■ TASK REQUIREMENTS
Only the span from the line containing "Output the LaTeX" down to the line containing "(7,7) -- (1010,7);" is to be printed, exactly and inclusively, with pictures omitted.

====

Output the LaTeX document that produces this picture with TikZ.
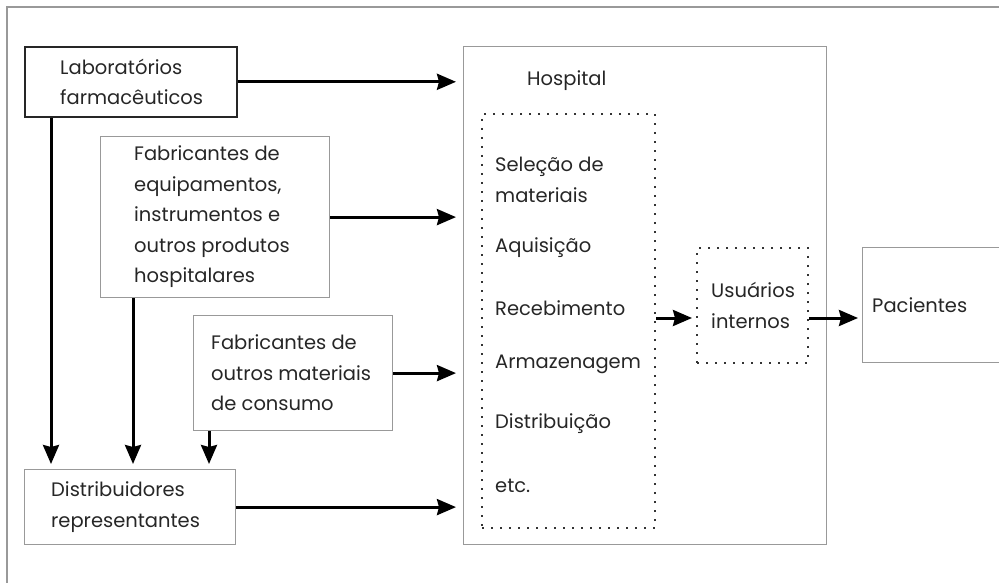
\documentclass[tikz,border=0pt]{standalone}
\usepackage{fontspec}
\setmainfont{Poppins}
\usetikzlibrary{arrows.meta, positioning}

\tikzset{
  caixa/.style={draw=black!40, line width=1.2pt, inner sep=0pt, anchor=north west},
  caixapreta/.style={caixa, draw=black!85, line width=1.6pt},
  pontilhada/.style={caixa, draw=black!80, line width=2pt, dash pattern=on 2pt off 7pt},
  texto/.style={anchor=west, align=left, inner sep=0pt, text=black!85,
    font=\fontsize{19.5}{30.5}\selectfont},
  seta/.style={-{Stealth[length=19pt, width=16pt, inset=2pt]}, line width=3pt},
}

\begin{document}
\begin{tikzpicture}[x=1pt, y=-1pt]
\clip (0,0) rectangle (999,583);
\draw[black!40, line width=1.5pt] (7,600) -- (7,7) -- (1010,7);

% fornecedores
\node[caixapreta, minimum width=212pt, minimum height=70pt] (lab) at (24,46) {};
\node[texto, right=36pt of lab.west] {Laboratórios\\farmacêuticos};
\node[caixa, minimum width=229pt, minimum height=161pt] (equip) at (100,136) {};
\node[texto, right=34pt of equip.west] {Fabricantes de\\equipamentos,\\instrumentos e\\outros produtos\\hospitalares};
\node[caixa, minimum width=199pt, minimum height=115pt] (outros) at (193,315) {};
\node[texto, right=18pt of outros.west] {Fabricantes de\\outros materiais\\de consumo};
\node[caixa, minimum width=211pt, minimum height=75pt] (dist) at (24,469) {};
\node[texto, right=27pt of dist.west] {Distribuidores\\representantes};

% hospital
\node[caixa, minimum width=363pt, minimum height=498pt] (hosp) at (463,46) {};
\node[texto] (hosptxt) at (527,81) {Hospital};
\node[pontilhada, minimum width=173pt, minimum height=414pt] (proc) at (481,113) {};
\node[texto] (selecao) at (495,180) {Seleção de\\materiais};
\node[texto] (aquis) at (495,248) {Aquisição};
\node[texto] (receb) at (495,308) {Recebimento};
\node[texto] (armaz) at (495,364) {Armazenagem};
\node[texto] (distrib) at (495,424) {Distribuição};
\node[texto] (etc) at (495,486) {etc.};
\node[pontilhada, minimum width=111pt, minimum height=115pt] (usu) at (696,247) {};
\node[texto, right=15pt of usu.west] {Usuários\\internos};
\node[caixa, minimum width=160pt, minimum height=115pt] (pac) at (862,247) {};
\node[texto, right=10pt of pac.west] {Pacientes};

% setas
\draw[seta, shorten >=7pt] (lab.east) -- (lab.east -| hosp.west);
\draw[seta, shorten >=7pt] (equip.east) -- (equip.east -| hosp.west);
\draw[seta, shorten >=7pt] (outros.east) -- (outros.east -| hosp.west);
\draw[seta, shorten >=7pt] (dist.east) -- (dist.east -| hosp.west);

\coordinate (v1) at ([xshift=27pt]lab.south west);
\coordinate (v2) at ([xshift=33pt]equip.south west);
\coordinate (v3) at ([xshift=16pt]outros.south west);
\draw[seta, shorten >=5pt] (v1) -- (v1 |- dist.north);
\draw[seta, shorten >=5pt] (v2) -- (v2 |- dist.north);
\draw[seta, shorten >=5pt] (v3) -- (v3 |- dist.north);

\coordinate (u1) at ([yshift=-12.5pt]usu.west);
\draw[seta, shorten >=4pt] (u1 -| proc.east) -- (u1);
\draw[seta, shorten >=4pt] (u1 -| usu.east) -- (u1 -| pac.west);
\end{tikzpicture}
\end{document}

====

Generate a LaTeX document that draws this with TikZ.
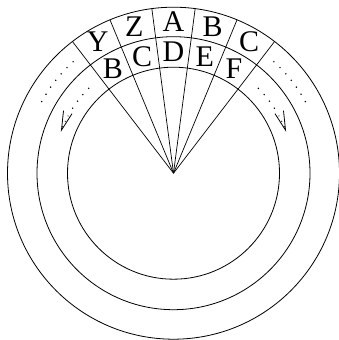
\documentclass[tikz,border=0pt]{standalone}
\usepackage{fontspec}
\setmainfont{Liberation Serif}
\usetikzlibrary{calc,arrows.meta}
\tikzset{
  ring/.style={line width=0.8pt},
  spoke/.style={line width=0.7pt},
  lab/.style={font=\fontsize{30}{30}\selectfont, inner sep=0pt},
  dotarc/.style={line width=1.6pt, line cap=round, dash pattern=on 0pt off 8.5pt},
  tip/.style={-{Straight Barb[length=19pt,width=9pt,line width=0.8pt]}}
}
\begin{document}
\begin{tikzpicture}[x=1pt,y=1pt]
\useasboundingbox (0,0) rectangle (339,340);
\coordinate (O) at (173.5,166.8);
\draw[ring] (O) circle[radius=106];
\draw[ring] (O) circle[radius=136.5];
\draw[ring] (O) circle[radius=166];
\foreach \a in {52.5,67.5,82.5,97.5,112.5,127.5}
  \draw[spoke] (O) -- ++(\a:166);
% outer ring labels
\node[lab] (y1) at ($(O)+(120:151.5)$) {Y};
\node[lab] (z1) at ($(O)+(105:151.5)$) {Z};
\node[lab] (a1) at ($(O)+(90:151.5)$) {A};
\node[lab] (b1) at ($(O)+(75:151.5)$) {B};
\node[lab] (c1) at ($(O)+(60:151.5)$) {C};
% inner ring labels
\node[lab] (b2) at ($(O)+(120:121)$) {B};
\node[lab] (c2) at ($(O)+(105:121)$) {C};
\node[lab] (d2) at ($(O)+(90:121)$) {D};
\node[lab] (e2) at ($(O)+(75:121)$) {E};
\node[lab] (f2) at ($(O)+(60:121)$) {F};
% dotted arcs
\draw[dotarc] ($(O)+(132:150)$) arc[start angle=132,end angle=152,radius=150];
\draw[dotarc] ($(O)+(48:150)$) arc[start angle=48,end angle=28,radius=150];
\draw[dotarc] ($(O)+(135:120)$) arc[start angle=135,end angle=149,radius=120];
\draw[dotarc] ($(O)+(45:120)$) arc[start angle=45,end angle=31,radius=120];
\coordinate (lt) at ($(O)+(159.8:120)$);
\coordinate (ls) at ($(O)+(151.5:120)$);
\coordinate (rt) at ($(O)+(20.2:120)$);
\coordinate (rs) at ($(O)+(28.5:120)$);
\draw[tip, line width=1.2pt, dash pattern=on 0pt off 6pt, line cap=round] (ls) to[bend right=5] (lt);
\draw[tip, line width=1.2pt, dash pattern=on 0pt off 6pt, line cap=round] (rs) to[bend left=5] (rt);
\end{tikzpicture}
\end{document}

====

■ ANSWER TO THIS PROBLEM
Output the LaTeX document that produces this picture with TikZ.
\documentclass[tikz,border=0pt]{standalone}
\usepackage{fontspec}
\setmainfont{Poppins}
\usetikzlibrary{arrows.meta, positioning}

\tikzset{
  caixa/.style={draw=black!40, line width=1.2pt, inner sep=0pt, anchor=north west},
  caixapreta/.style={caixa, draw=black!85, line width=1.6pt},
  pontilhada/.style={caixa, draw=black!80, line width=2pt, dash pattern=on 2pt off 7pt},
  texto/.style={anchor=west, align=left, inner sep=0pt, text=black!85,
    font=\fontsize{19.5}{30.5}\selectfont},
  seta/.style={-{Stealth[length=19pt, width=16pt, inset=2pt]}, line width=3pt},
}

\begin{document}
\begin{tikzpicture}[x=1pt, y=-1pt]
\clip (0,0) rectangle (999,583);
\draw[black!40, line width=1.5pt] (7,600) -- (7,7) -- (1010,7);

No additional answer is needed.